### Given data
--------------------------------------------------
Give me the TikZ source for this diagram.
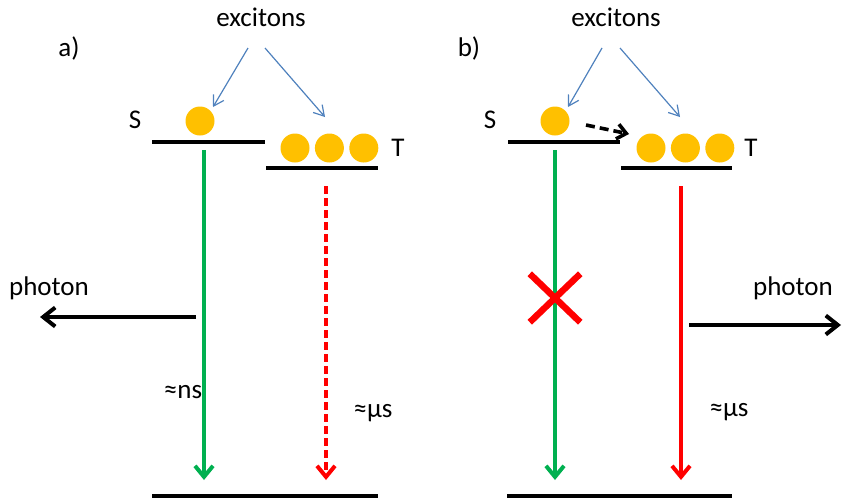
--------------------------------------------------
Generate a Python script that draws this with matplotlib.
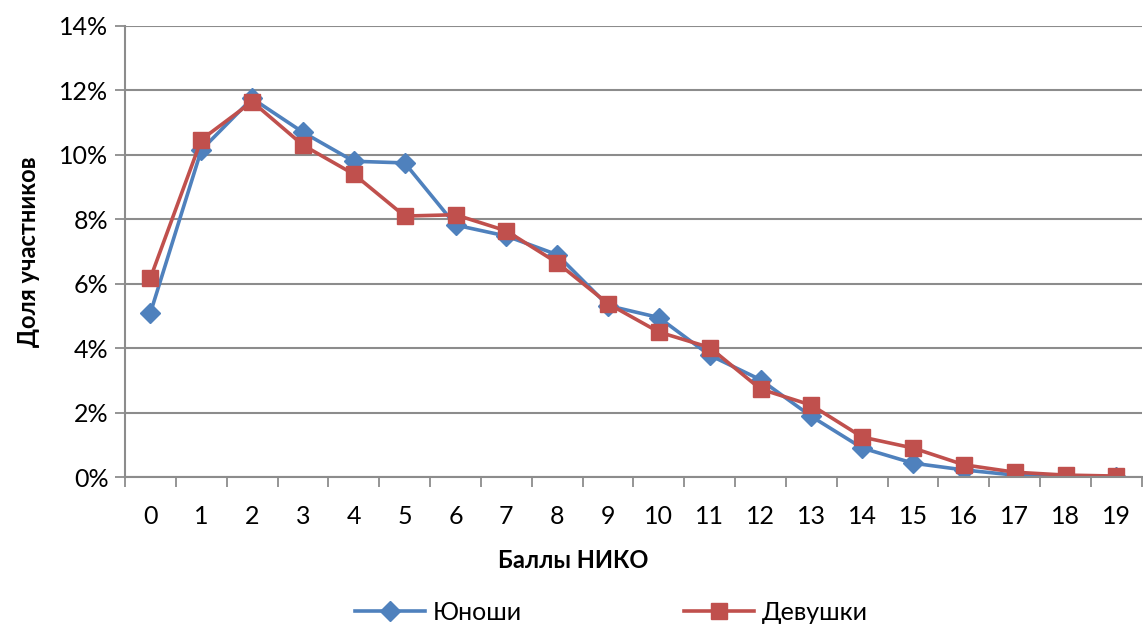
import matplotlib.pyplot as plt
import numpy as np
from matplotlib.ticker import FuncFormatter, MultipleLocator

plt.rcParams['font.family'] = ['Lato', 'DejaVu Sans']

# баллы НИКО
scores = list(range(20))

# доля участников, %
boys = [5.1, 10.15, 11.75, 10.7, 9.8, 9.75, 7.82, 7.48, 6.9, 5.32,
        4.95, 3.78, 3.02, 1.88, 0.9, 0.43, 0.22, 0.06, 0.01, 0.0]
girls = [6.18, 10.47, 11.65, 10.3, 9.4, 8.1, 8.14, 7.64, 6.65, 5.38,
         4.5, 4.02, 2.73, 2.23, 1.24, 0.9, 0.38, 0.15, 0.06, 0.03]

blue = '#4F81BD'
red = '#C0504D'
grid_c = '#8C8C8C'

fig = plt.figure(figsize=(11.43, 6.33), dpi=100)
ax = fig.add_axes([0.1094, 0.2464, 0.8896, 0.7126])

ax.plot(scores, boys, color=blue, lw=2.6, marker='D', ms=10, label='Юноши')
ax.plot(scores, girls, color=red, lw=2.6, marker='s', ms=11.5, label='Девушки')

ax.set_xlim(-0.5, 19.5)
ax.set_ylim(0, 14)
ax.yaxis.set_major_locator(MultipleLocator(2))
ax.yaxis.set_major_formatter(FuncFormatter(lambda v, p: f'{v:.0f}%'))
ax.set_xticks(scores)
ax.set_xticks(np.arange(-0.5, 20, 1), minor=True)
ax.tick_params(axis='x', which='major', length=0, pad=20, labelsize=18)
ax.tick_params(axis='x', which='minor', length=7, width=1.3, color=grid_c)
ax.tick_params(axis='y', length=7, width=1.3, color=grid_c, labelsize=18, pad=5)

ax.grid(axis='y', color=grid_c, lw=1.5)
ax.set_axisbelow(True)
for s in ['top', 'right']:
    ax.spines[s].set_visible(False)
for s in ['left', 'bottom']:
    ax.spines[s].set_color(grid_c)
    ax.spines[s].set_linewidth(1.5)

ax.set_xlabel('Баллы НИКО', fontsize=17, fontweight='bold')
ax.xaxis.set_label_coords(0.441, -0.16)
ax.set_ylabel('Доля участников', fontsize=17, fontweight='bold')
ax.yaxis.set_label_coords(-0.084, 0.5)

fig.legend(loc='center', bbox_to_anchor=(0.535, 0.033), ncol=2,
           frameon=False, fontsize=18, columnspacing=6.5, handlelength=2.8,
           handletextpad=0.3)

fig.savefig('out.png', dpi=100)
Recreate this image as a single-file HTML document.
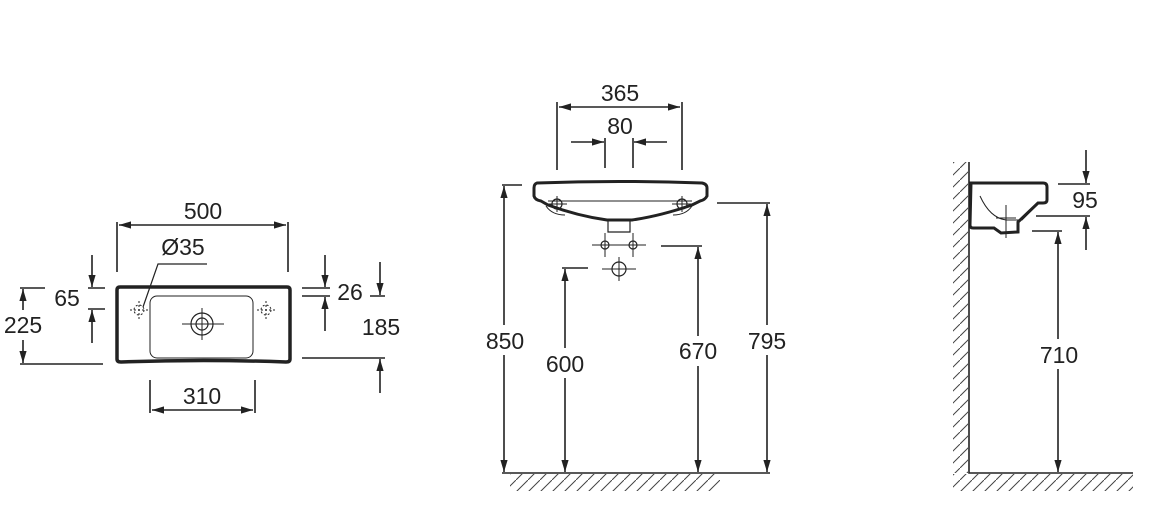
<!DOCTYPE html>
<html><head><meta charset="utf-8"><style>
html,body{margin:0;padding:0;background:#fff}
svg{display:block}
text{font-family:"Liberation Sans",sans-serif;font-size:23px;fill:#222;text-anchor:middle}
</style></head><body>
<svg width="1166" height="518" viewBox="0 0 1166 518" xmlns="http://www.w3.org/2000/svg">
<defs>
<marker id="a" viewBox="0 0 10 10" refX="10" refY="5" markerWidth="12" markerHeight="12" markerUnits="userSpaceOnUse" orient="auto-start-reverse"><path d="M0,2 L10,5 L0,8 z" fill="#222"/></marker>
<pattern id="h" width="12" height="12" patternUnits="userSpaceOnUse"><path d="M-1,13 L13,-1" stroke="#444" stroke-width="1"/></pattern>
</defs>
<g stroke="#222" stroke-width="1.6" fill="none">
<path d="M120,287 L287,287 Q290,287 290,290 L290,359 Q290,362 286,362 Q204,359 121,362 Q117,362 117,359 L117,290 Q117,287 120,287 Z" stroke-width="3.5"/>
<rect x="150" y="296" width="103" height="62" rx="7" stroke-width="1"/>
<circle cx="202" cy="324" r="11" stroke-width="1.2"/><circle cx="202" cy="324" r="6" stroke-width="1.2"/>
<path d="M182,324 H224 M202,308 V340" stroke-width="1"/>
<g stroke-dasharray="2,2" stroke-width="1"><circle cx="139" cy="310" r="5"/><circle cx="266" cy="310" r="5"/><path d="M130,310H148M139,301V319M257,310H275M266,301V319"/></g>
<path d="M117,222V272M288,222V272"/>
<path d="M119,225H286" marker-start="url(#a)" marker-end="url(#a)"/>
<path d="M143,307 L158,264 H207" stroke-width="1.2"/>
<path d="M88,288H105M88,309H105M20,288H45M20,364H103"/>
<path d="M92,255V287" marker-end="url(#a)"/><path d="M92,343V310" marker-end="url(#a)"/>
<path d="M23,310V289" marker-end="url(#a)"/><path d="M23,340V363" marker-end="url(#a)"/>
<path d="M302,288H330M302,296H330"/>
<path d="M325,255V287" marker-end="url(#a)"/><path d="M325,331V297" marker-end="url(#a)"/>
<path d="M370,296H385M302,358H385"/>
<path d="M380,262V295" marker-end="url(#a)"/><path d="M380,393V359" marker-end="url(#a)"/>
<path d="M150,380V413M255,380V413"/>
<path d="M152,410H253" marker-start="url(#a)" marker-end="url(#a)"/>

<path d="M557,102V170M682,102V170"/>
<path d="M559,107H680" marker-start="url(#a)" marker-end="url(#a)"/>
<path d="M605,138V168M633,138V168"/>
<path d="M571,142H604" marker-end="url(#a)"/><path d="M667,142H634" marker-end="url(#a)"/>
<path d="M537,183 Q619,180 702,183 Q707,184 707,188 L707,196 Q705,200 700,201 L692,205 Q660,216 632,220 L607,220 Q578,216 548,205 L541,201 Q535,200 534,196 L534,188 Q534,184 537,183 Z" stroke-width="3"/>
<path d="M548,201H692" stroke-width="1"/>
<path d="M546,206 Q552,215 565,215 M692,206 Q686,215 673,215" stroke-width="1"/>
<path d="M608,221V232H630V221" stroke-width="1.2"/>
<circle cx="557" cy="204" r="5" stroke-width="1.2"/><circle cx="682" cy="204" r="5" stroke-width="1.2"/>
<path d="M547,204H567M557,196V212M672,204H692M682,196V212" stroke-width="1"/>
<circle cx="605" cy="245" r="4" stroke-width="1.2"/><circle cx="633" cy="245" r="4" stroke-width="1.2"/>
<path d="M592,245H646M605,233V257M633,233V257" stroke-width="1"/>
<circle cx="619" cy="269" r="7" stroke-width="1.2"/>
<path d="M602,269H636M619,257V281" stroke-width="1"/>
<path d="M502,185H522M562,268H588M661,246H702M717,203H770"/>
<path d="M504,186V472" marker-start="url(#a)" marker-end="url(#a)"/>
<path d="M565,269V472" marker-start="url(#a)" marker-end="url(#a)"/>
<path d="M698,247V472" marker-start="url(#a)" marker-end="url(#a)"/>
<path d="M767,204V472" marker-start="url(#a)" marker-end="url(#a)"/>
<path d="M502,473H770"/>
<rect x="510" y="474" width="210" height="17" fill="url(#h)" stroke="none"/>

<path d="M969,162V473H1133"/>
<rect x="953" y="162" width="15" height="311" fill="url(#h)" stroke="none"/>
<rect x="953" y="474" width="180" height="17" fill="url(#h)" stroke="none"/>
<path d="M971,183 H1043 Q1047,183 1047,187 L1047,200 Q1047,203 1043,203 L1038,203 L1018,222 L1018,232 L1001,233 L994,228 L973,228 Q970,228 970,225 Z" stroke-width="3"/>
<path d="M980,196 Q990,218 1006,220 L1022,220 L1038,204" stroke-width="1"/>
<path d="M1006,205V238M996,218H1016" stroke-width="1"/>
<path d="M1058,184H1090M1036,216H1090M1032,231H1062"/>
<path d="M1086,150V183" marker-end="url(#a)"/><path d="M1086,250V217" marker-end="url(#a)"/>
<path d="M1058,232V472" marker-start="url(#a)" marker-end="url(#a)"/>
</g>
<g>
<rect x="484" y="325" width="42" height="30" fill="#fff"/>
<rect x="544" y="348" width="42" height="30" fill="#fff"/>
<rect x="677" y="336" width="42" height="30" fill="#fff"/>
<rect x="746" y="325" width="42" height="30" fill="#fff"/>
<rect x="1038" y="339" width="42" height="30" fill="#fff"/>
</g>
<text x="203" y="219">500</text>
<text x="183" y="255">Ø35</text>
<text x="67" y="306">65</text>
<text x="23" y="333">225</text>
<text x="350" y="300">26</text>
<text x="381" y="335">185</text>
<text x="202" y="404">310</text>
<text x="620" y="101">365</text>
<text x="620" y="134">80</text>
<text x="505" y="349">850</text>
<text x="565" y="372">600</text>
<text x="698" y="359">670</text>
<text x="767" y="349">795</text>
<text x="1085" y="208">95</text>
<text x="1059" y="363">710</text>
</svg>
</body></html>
--------------------------------------------------
### What is needed
Collect the lines that hold "matplotlib".

### Completed exercise
Generate a Python script that draws this with matplotlib.
import matplotlib.pyplot as plt
from matplotlib.ticker import FuncFormatter, MultipleLocator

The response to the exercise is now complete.